Work to do:
Reproduce the lines from the one bearing "Rebuild this chart" through the one bearing "const yTicks = [0, 0.02, 0.04, 0.06, 0.08];", inclusive. Copy them exactly; include no other line.

===== Dataset records =====

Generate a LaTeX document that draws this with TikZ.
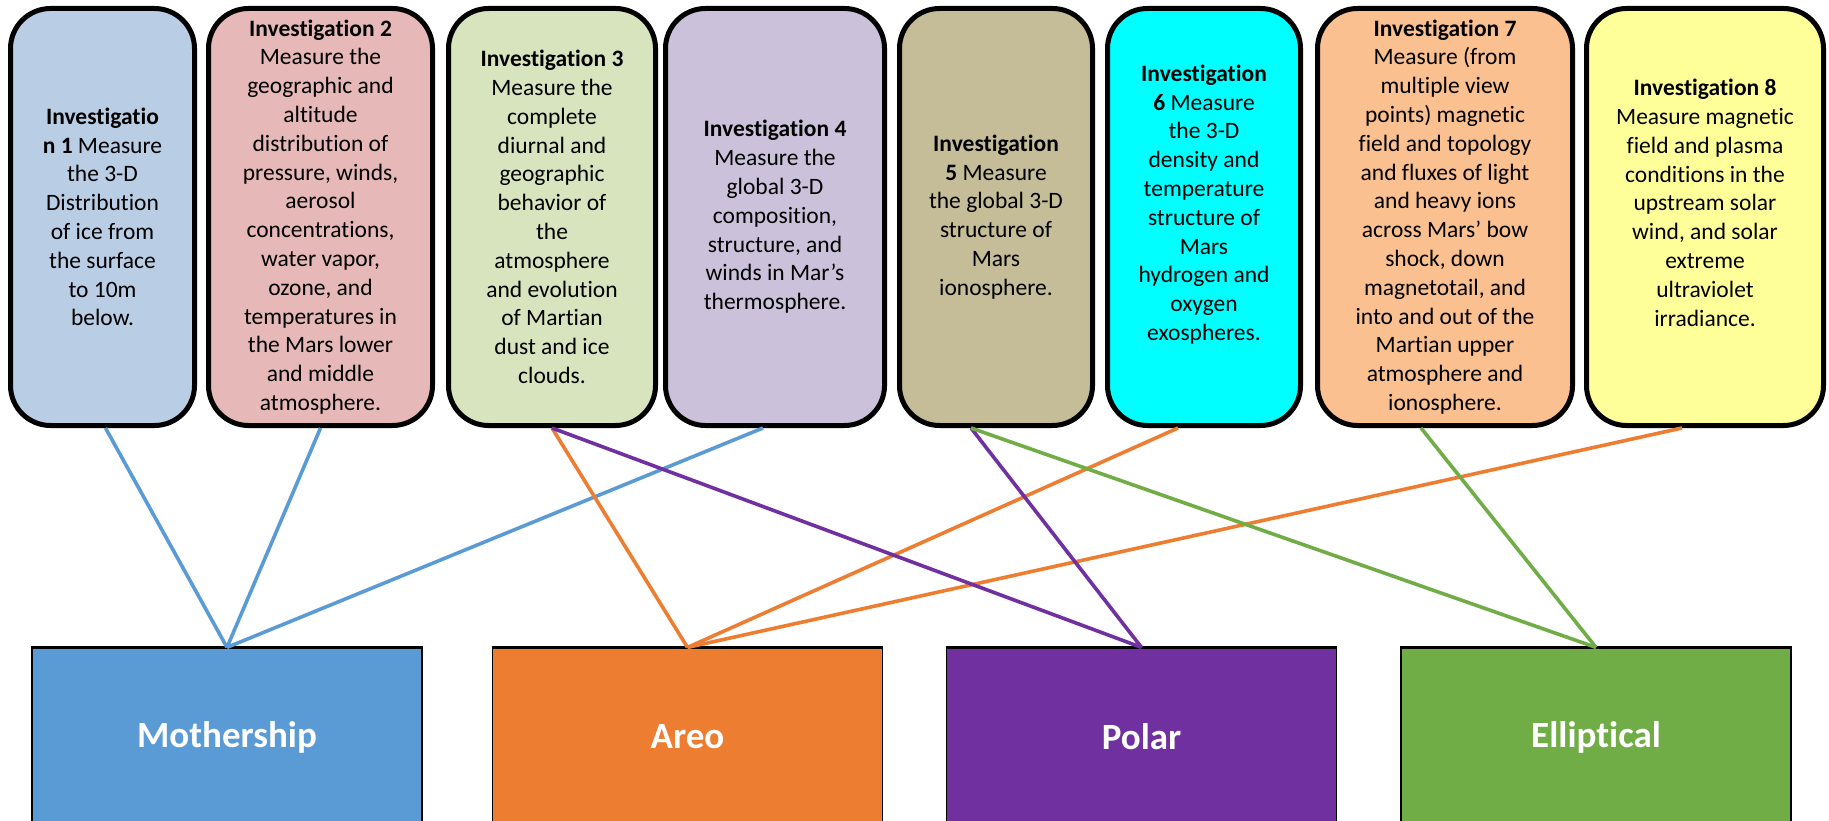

=====
===== Dataset records =====

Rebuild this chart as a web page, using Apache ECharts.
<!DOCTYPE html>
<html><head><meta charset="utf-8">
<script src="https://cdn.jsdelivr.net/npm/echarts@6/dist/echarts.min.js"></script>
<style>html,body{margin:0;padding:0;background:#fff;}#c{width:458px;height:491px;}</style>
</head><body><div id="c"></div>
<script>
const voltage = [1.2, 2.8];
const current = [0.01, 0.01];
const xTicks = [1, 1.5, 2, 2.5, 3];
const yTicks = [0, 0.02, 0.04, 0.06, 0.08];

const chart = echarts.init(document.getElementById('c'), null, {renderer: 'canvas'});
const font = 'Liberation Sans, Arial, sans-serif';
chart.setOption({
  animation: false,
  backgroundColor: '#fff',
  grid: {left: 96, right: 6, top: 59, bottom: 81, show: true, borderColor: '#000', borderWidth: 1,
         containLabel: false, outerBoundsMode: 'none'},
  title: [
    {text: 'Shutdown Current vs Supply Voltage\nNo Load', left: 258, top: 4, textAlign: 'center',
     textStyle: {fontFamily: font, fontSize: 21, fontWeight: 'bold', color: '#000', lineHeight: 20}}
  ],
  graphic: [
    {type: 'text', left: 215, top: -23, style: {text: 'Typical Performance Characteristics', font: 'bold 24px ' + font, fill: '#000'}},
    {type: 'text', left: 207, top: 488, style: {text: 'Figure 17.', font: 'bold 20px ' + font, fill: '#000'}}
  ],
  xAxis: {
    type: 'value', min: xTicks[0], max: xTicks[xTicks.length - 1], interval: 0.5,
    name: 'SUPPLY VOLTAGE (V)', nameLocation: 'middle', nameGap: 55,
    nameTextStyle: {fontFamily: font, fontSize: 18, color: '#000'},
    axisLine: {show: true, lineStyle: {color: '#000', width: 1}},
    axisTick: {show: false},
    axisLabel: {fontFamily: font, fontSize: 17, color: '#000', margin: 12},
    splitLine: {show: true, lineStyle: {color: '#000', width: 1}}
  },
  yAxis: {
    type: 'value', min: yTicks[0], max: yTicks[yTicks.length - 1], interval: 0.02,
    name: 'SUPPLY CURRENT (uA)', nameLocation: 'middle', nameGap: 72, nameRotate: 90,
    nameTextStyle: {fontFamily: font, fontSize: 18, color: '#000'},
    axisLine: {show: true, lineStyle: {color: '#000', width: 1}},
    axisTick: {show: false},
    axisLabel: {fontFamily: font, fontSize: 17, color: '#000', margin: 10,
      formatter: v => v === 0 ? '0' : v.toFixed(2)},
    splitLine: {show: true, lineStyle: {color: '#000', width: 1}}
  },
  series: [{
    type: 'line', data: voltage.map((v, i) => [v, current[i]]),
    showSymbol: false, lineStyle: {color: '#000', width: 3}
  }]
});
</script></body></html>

=====

Output:
Rebuild this chart as a web page, using Apache ECharts.
<!DOCTYPE html>
<html><head><meta charset="utf-8">
<script src="https://cdn.jsdelivr.net/npm/echarts@6/dist/echarts.min.js"></script>
<style>html,body{margin:0;padding:0;background:#fff;}#c{width:458px;height:491px;}</style>
</head><body><div id="c"></div>
<script>
const voltage = [1.2, 2.8];
const current = [0.01, 0.01];
const xTicks = [1, 1.5, 2, 2.5, 3];
const yTicks = [0, 0.02, 0.04, 0.06, 0.08];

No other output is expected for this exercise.